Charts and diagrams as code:
[start]

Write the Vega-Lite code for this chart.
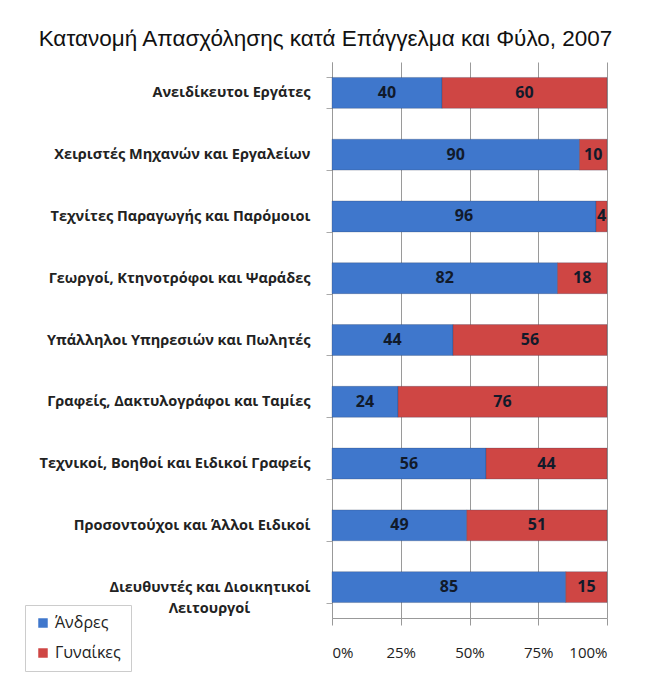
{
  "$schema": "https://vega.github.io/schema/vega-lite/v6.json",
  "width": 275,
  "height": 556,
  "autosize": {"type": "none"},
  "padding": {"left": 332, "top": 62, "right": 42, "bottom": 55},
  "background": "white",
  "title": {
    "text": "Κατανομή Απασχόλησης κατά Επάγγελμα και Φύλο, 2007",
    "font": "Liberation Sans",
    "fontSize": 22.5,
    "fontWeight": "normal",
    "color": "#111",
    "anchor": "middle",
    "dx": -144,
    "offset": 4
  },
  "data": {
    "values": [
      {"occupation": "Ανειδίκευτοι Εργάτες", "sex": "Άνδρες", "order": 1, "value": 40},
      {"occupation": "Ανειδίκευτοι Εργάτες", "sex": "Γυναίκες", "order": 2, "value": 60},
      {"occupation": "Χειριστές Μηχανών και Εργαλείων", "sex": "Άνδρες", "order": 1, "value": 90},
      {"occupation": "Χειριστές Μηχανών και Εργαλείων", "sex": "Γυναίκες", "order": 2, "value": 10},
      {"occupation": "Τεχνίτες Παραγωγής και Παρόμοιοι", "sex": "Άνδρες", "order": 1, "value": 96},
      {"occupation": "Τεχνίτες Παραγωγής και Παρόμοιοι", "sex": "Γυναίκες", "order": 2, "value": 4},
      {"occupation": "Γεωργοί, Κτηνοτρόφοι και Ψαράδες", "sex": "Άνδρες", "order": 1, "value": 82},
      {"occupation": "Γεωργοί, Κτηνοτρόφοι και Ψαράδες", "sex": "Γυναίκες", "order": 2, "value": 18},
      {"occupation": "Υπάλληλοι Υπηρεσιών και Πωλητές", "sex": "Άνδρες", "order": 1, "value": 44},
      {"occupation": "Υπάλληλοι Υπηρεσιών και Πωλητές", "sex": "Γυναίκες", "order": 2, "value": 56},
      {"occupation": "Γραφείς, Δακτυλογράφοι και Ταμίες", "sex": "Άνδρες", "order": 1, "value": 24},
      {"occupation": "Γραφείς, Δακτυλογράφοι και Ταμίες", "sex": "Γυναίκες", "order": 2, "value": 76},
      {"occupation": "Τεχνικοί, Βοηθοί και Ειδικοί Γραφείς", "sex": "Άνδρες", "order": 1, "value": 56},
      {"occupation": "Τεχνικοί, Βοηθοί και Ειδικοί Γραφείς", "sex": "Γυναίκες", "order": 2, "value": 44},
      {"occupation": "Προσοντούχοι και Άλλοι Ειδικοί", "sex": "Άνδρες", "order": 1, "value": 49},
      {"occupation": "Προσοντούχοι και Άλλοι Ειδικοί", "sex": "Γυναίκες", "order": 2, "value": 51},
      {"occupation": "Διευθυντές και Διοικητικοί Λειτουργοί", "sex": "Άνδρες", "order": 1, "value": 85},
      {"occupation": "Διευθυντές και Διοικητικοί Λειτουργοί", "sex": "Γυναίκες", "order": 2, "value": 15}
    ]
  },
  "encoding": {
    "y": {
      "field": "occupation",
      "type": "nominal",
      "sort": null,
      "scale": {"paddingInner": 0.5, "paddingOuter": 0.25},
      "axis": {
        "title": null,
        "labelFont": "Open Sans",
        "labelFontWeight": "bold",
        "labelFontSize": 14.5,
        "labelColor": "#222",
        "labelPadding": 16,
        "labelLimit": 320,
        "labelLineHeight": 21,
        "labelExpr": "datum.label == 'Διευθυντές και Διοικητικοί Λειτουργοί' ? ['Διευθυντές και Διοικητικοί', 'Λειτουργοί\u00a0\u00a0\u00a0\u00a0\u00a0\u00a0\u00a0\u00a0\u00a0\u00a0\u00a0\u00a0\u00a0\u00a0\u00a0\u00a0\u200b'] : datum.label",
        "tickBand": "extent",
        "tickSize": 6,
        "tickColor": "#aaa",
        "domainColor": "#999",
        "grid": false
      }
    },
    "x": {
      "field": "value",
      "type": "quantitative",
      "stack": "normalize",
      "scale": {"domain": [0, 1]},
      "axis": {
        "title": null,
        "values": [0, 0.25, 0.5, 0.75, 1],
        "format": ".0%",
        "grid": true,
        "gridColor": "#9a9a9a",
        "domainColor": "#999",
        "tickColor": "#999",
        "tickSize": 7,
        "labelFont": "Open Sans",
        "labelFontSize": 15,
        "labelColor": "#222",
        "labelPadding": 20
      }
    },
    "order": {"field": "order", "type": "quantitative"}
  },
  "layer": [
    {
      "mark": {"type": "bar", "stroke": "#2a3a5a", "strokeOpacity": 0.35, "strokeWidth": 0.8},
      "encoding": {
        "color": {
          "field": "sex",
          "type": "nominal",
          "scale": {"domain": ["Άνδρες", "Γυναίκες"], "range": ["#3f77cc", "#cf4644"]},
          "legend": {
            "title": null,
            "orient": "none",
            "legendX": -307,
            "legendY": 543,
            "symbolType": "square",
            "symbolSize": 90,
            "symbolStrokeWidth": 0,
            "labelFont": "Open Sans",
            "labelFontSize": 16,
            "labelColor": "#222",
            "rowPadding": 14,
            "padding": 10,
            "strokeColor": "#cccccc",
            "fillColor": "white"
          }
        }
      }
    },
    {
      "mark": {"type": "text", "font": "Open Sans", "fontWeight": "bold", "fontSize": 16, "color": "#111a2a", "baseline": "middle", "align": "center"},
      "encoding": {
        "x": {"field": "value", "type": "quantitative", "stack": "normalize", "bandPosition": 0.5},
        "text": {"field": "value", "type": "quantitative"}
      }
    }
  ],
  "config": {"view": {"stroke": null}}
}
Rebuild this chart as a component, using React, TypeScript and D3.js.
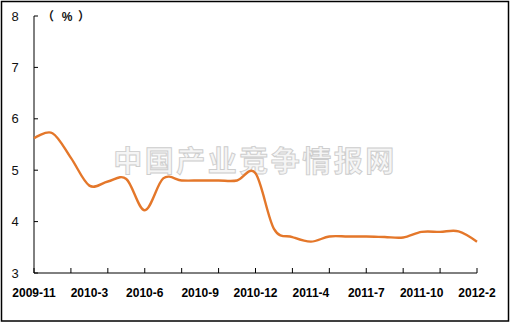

[end]

Task to complete:
Reproduce all of the material above word for word. Omit the pictures.

Full answer:
Write the Vega-Lite code for this chart.
{
  "$schema": "https://vega.github.io/schema/vega-lite/v6.json",
  "width": 275,
  "height": 556,
  "autosize": {"type": "none"},
  "padding": {"left": 332, "top": 62, "right": 42, "bottom": 55},
  "background": "white",
  "title": {
    "text": "Κατανομή Απασχόλησης κατά Επάγγελμα και Φύλο, 2007",
    "font": "Liberation Sans",
    "fontSize": 22.5,
    "fontWeight": "normal",
    "color": "#111",
    "anchor": "middle",
    "dx": -144,
    "offset": 4
  },
  "data": {
    "values": [
      {"occupation": "Ανειδίκευτοι Εργάτες", "sex": "Άνδρες", "order": 1, "value": 40},
      {"occupation": "Ανειδίκευτοι Εργάτες", "sex": "Γυναίκες", "order": 2, "value": 60},
      {"occupation": "Χειριστές Μηχανών και Εργαλείων", "sex": "Άνδρες", "order": 1, "value": 90},
      {"occupation": "Χειριστές Μηχανών και Εργαλείων", "sex": "Γυναίκες", "order": 2, "value": 10},
      {"occupation": "Τεχνίτες Παραγωγής και Παρόμοιοι", "sex": "Άνδρες", "order": 1, "value": 96},
      {"occupation": "Τεχνίτες Παραγωγής και Παρόμοιοι", "sex": "Γυναίκες", "order": 2, "value": 4},
      {"occupation": "Γεωργοί, Κτηνοτρόφοι και Ψαράδες", "sex": "Άνδρες", "order": 1, "value": 82},
      {"occupation": "Γεωργοί, Κτηνοτρόφοι και Ψαράδες", "sex": "Γυναίκες", "order": 2, "value": 18},
      {"occupation": "Υπάλληλοι Υπηρεσιών και Πωλητές", "sex": "Άνδρες", "order": 1, "value": 44},
      {"occupation": "Υπάλληλοι Υπηρεσιών και Πωλητές", "sex": "Γυναίκες", "order": 2, "value": 56},
      {"occupation": "Γραφείς, Δακτυλογράφοι και Ταμίες", "sex": "Άνδρες", "order": 1, "value": 24},
      {"occupation": "Γραφείς, Δακτυλογράφοι και Ταμίες", "sex": "Γυναίκες", "order": 2, "value": 76},
      {"occupation": "Τεχνικοί, Βοηθοί και Ειδικοί Γραφείς", "sex": "Άνδρες", "order": 1, "value": 56},
      {"occupation": "Τεχνικοί, Βοηθοί και Ειδικοί Γραφείς", "sex": "Γυναίκες", "order": 2, "value": 44},
      {"occupation": "Προσοντούχοι και Άλλοι Ειδικοί", "sex": "Άνδρες", "order": 1, "value": 49},
      {"occupation": "Προσοντούχοι και Άλλοι Ειδικοί", "sex": "Γυναίκες", "order": 2, "value": 51},
      {"occupation": "Διευθυντές και Διοικητικοί Λειτουργοί", "sex": "Άνδρες", "order": 1, "value": 85},
      {"occupation": "Διευθυντές και Διοικητικοί Λειτουργοί", "sex": "Γυναίκες", "order": 2, "value": 15}
    ]
  },
  "encoding": {
    "y": {
      "field": "occupation",
      "type": "nominal",
      "sort": null,
      "scale": {"paddingInner": 0.5, "paddingOuter": 0.25},
      "axis": {
        "title": null,
        "labelFont": "Open Sans",
        "labelFontWeight": "bold",
        "labelFontSize": 14.5,
        "labelColor": "#222",
        "labelPadding": 16,
        "labelLimit": 320,
        "labelLineHeight": 21,
        "labelExpr": "datum.label == 'Διευθυντές και Διοικητικοί Λειτουργοί' ? ['Διευθυντές και Διοικητικοί', 'Λειτουργοί\u00a0\u00a0\u00a0\u00a0\u00a0\u00a0\u00a0\u00a0\u00a0\u00a0\u00a0\u00a0\u00a0\u00a0\u00a0\u00a0\u200b'] : datum.label",
        "tickBand": "extent",
        "tickSize": 6,
        "tickColor": "#aaa",
        "domainColor": "#999",
        "grid": false
      }
    },
    "x": {
      "field": "value",
      "type": "quantitative",
      "stack": "normalize",
      "scale": {"domain": [0, 1]},
      "axis": {
        "title": null,
        "values": [0, 0.25, 0.5, 0.75, 1],
        "format": ".0%",
        "grid": true,
        "gridColor": "#9a9a9a",
        "domainColor": "#999",
        "tickColor": "#999",
        "tickSize": 7,
        "labelFont": "Open Sans",
        "labelFontSize": 15,
        "labelColor": "#222",
        "labelPadding": 20
      }
    },
    "order": {"field": "order", "type": "quantitative"}
  },
  "layer": [
    {
      "mark": {"type": "bar", "stroke": "#2a3a5a", "strokeOpacity": 0.35, "strokeWidth": 0.8},
      "encoding": {
        "color": {
          "field": "sex",
          "type": "nominal",
          "scale": {"domain": ["Άνδρες", "Γυναίκες"], "range": ["#3f77cc", "#cf4644"]},
          "legend": {
            "title": null,
            "orient": "none",
            "legendX": -307,
            "legendY": 543,
            "symbolType": "square",
            "symbolSize": 90,
            "symbolStrokeWidth": 0,
            "labelFont": "Open Sans",
            "labelFontSize": 16,
            "labelColor": "#222",
            "rowPadding": 14,
            "padding": 10,
            "strokeColor": "#cccccc",
            "fillColor": "white"
          }
        }
      }
    },
    {
      "mark": {"type": "text", "font": "Open Sans", "fontWeight": "bold", "fontSize": 16, "color": "#111a2a", "baseline": "middle", "align": "center"},
      "encoding": {
        "x": {"field": "value", "type": "quantitative", "stack": "normalize", "bandPosition": 0.5},
        "text": {"field": "value", "type": "quantitative"}
      }
    }
  ],
  "config": {"view": {"stroke": null}}
}
Rebuild this chart as a component, using React, TypeScript and D3.js.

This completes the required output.